Discussions on more advanced topics such as monolithic vs micro-kernels, transactional memory models, and paging vs segmentation should go here. Use this forum to expand and improve the wiki!
User avatar
bluemoon
Member
Member
Posts: 1761
Joined: Wed Dec 01, 2010 3:41 am
Location: Hong Kong

Re: CPU bug makes virtually all chips vulnerable

Post by bluemoon »

~ wrote:But your data will be marked cache-disabled.
Yes it works by totally disable cache, great you figure it out. But no it's impractical as it's slower than running things from emulator - which provide even better isolation.
~ wrote:That's the case I've never read in the documents, ...
It doesn't mean its not possible, it could be just irrelevant. Did the document say you need to turn on the computer?
Korona wrote:Okay, at this point you're legitimately trolling.
OK I give up too.
User avatar
~
Member
Member
Posts: 1228
Joined: Tue Mar 06, 2007 11:17 am
Libera.chat IRC: ArcheFire

Re: CPU bug makes virtually all chips vulnerable

Post by ~ »

DMA is supposed not to use the cache as well and it's extremely fast.

The security data we are using here is a very small data set, a small set of memory pages would be enough to hold it without having to disable the cache of code sections. The root data for encryption and the like is very small, the already-encrypted data is no longer understandable so the critical data would be a very few bytes to kilobytes, so even if it was bigger, it would not slow down the machine as most of the rest that is running and the documents displayed is not so critical or is already on disk.

If so critical a document can be made absent from the spillable cache, it couldn't slow down the computer enough as code would still be in the fast cache.
Korona
Member
Member
Posts: 1000
Joined: Thu May 17, 2007 1:27 pm
Contact:

Re: CPU bug makes virtually all chips vulnerable

Post by Korona »

Let me once again dumb-down everything. If this does not work, I won't respond to ~ anymore as doing that does not seem to further the discussion.

The attack still works if you have the following setup:
  • Buffer A, cache-disabled, containing sensitive data
  • Buffer B, cached, containing random data (or all zeros or whatever, it does not matter)
In this situation, buffer A can still be leaked. Do you understand that?
managarm: Microkernel-based OS capable of running a Wayland desktop (Discord: https://discord.gg/7WB6Ur3). My OS-dev projects: [mlibc: Portable C library for managarm, qword, Linux, Sigma, ...] [LAI: AML interpreter] [xbstrap: Build system for OS distributions].
User avatar
~
Member
Member
Posts: 1228
Joined: Tue Mar 06, 2007 11:17 am
Libera.chat IRC: ArcheFire

Re: CPU bug makes virtually all chips vulnerable

Post by ~ »

Korona wrote:Let me once again dumb-down everything. If this does not work, I won't respond to ~ anymore as doing that does not seem to further the discussion.

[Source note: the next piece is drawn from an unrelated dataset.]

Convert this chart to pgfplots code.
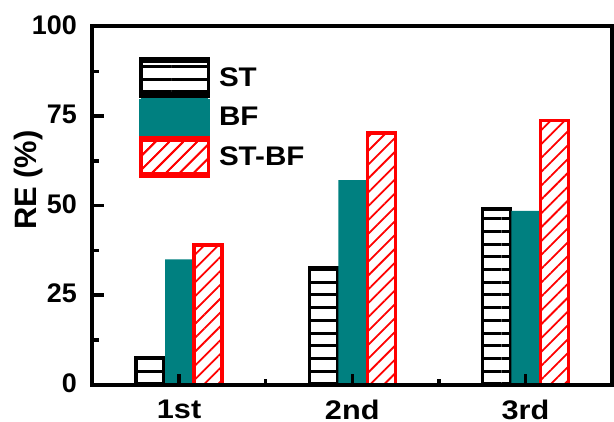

The attack still works if you have the following setup:
  • Buffer A, cache-disabled, containing sensitive data
  • Buffer B, cached, containing random data (or all zeros or whatever, it does not matter)
In this situation, buffer A can still be leaked. Do you understand that?
It would suggest that pages marked cache-disabled are loaded in the cache by bad design, when they should just never contemplate using the cache if they are marked as non-cacheable.

That would sound like a very wasteful CPU design, caching pages when you have told the machine at the lowest level possible that you don't want to do so.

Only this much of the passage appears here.